Reformas, no revoluciones

No es necesaria una revolución para dar a las mujeres el lugar que merecen en la Iglesia, no es indispensable concederles el sacerdocio, ni siquiera el tan anhelado, pero al mismo tiempo temido, diaconado. Basta con un poco de valor y la capacidad profética de mirar al futuro con ojos positivos, aceptando cambios que muchas veces ya han sido inscritos en el orden de las cosas. En este número de Donne Chiesa Mondo intentamos proponer cambios que podrían ser implementados ahora mismo, sin tocar dogmas o códigos de derecho canónico. Siguiendo también las sugerencias delineadas en el Sínodo sobre los jóvenes por el cardenal Marx.

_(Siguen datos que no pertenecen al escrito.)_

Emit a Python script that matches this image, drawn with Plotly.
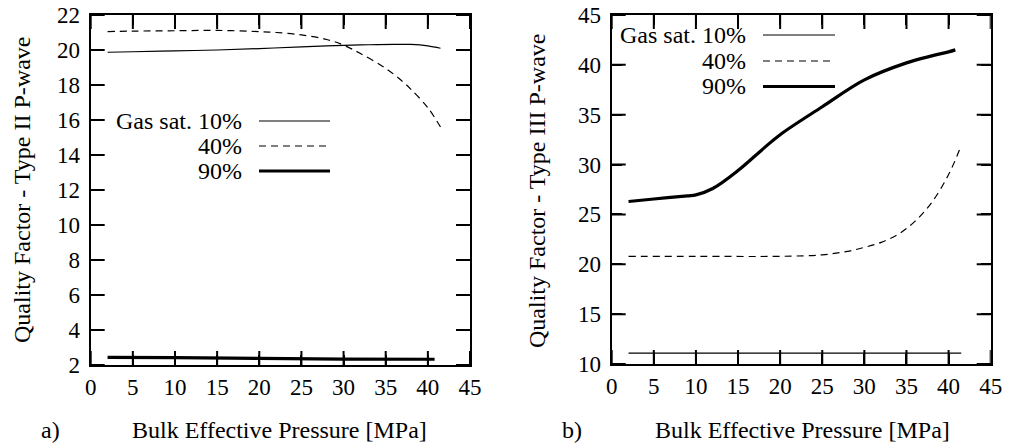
import plotly.graph_objects as go

# ---- data: panel a) Type II P-wave ----
a_x10 = [2, 5, 10, 15, 20, 25, 28, 30, 33, 36, 38, 40, 41.5]
a_y10 = [19.87, 19.9, 19.95, 20.0, 20.08, 20.18, 20.23, 20.26, 20.3, 20.32, 20.32, 20.24, 20.1]
a_x40 = [2, 5, 10, 15, 20, 22, 25, 28, 30, 32, 35, 37, 38, 40, 41.5]
a_y40 = [21.05, 21.08, 21.1, 21.12, 21.05, 21.0, 20.86, 20.6, 20.28, 19.8, 18.95, 18.2, 17.75, 16.7, 15.6]
a_x90 = [2, 10, 20, 30, 40.8]
a_y90 = [2.44, 2.42, 2.38, 2.34, 2.33]

# ---- data: panel b) Type III P-wave ----
b_x10 = [2, 10, 20, 30, 41.5]
b_y10 = [11.1, 11.1, 11.1, 11.1, 11.1]
b_x40 = [2, 10, 20, 25, 28, 30, 32, 34, 36, 38, 40, 41.5]
b_y40 = [20.8, 20.8, 20.8, 20.95, 21.3, 21.7, 22.2, 23.0, 24.3, 26.2, 29.0, 31.9]
b_x90 = [2, 5, 9, 10, 12, 15, 18, 20, 25, 30, 35, 38, 40, 40.8]
b_y90 = [26.3, 26.55, 26.86, 26.96, 27.6, 29.4, 31.6, 33.0, 35.8, 38.5, 40.2, 40.9, 41.3, 41.5]

legend_labels = ["Gas sat. 10%", "40%", "90%"]
x_ticks = [0, 5, 10, 15, 20, 25, 30, 35, 40, 45]
a_y_ticks = [2, 4, 6, 8, 10, 12, 14, 16, 18, 20, 22]
b_y_ticks = [10, 15, 20, 25, 30, 35, 40, 45]
x_range = [0, 45]
a_y_range = [2, 22]
b_y_range = [10, 45]

W, H = 1011, 446
FONT = "Liberation Serif"
FS_TICK = 23
FS_TEXT = 24

styles = [dict(color="black", width=1.2, dash="solid"),
          dict(color="black", width=1.2, dash="7px,5px"),
          dict(color="black", width=3.2, dash="solid")]

# panel geometry in pixels: (left, right, top, bottom)
panel_a = (90.7, 470.0, 15.0, 365.0)
panel_b = (611.7, 990.7, 15.0, 364.0)

def px(x):
    return x / W

def py(y):
    return 1 - y / H

def pix_to_data(panel, xr, yr, xp, yp):
    l, r, t, b = panel
    xd = xr[0] + (xp - l) / (r - l) * (xr[1] - xr[0])
    yd = yr[1] - (yp - t) / (b - t) * (yr[1] - yr[0])
    return xd, yd

fig = go.Figure()

for (xs, ys), st in zip([(a_x10, a_y10), (a_x40, a_y40), (a_x90, a_y90)], styles):
    fig.add_trace(go.Scatter(x=xs, y=ys, mode="lines", xaxis="x", yaxis="y",
                             line=dict(shape="spline", **st)))
for (xs, ys), st in zip([(b_x10, b_y10), (b_x40, b_y40), (b_x90, b_y90)], styles):
    fig.add_trace(go.Scatter(x=xs, y=ys, mode="lines", xaxis="x2", yaxis="y2",
                             line=dict(shape="spline", **st)))

# inward tick marks on all four sides (clipped line markers at the tick values)
def frame_ticks(xt, yt, xr, yr, xa, ya):
    tick_marker_v = dict(symbol="line-ns", size=20, line=dict(width=2, color="black"))
    tick_marker_h = dict(symbol="line-ew", size=20, line=dict(width=2, color="black"))
    for yy in (yr[0], yr[1]):
        fig.add_trace(go.Scatter(x=xt, y=[yy] * len(xt), mode="markers", xaxis=xa, yaxis=ya,
                                 marker=tick_marker_v, cliponaxis=True, hoverinfo="skip"))
    for xx in (xr[0], xr[1]):
        fig.add_trace(go.Scatter(x=[xx] * len(yt), y=yt, mode="markers", xaxis=xa, yaxis=ya,
                                 marker=tick_marker_h, cliponaxis=True, hoverinfo="skip"))

frame_ticks(x_ticks, a_y_ticks, x_range, a_y_range, "x", "y")
frame_ticks(x_ticks, b_y_ticks, x_range, b_y_range, "x2", "y2")

annotations = []
def ann(text, x, y, xanchor="center", angle=0, size=FS_TEXT):
    annotations.append(dict(text=text, x=px(x), y=py(y), xref="paper", yref="paper",
                            xanchor=xanchor, yanchor="middle", showarrow=False, textangle=angle,
                            font=dict(family=FONT, size=size, color="black")))

ann("Bulk Effective Pressure [MPa]", 279, 430)
ann("Bulk Effective Pressure [MPa]", 802, 430)
ann("a)", 50, 430)
ann("b)", 572, 430)
ann("Quality Factor - Type II P-wave", 22, 190, angle=-90)
ann("Quality Factor - Type III P-wave", 537, 191, angle=-90)

# legend keys: text on the left, line sample on the right (drawn on the panel's own axes)
def legend_block(panel, xr, yr, xa, ya, text_right, line_x0, line_x1, rows_y):
    for lab, st, yy in zip(legend_labels, styles, rows_y):
        ann(lab, text_right, yy, xanchor="right")
        x0, y0 = pix_to_data(panel, xr, yr, line_x0, yy)
        x1, _ = pix_to_data(panel, xr, yr, line_x1, yy)
        fig.add_trace(go.Scatter(x=[x0, x1], y=[y0, y0], mode="lines", xaxis=xa, yaxis=ya,
                                 line=st, hoverinfo="skip"))

legend_block(panel_a, x_range, a_y_range, "x", "y", 244, 259, 330, [121, 146, 171])
legend_block(panel_b, x_range, b_y_range, "x2", "y2", 748, 763, 835, [35, 61, 86.5])

def axis(rng, tv, **kw):
    d = dict(range=rng, tickmode="array", tickvals=tv,
             showline=True, linecolor="black", linewidth=2, mirror="allticks",
             ticks="inside", ticklen=10, tickwidth=2, tickcolor="black",
             showgrid=False, zeroline=False, automargin=False, layer="above traces",
             tickfont=dict(family=FONT, size=FS_TICK, color="black"))
    d.update(kw)
    return d

fig.layout["xaxis"] = axis(x_range, x_ticks, domain=[px(panel_a[0]), px(panel_a[1])], anchor="y")
fig.layout["yaxis"] = axis(a_y_range, a_y_ticks, domain=[py(panel_a[3]), py(panel_a[2])], anchor="x",
                           ticklabelstandoff=4)
fig.layout["xaxis2"] = axis(x_range, x_ticks, domain=[px(panel_b[0]), px(panel_b[1])], anchor="y2")
fig.layout["yaxis2"] = axis(b_y_range, b_y_ticks, domain=[py(panel_b[3]), py(panel_b[2])], anchor="x2",
                            ticklabelstandoff=4)

fig.update_layout(width=W, height=H, margin=dict(l=0, r=0, t=0, b=0),
                  plot_bgcolor="white", showlegend=False, annotations=annotations)

fig.write_html("out.html")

El Código de Derecho Canónico de 1983 abre a los laicos –y por tanto a las mujeres– a muchas posibilidades de participación institucional, aunque a la hora de la verdad, es necesario superar la resistencia de aquellos que, sin razón ni apoyo legal, intentan excluirlos de los roles más importantes. En este caso, como en muchos otros, los impedimentos consisten únicamente en la negativa de muchos a hacer realidad una paridad, en teoría reconocida y aceptada, pero que nunca se aplicaría concretamente.

Ciertamente, un obstáculo no insignificante para la práctica de esta igualdad radica en la disparidad en la preparación cultural de las religiosas en comparación con la reservada a los religiosos y a los sacerdotes. ¿Quién diría hoy que a principios del siglo XX las religiosas fueron de las primeras mujeres que se graduaron en las universidades públicas, que enseñaron en sus escuelas, que fueron las primeras en abrir cursos para enfermeras y escuelas de maestría para niñas? Pero desde el vanguardismo las religiosas se quedaron en la retaguardia.

Las mujeres –y en particular las religiosas– ya pueden ser invitadas a participar en muchos organismos, incluyendo el Consejo de cardenales establecido por Francisco exactamente un mes después de su elección, o también a hablar en las congregaciones que preceden al cónclave. Las organizaciones religiosas existentes, que eligen a sus representantes, pueden convertirse en interlocutores válidos de las instituciones eclesiásticas, ser consultadas en el momento de las decisiones y escuchar sus experiencias. Es preferible que la presencia femenina en la Iglesia sea la libremente expresada por las asociaciones, en lugar de la práctica actual de elegir figuras femeninas individuales por la jerarquía. Así se evitaría una relación paternalista hacia las religiosas y una selección que corre el riesgo de recompensar no a los más competentes, sino a las más obedientes.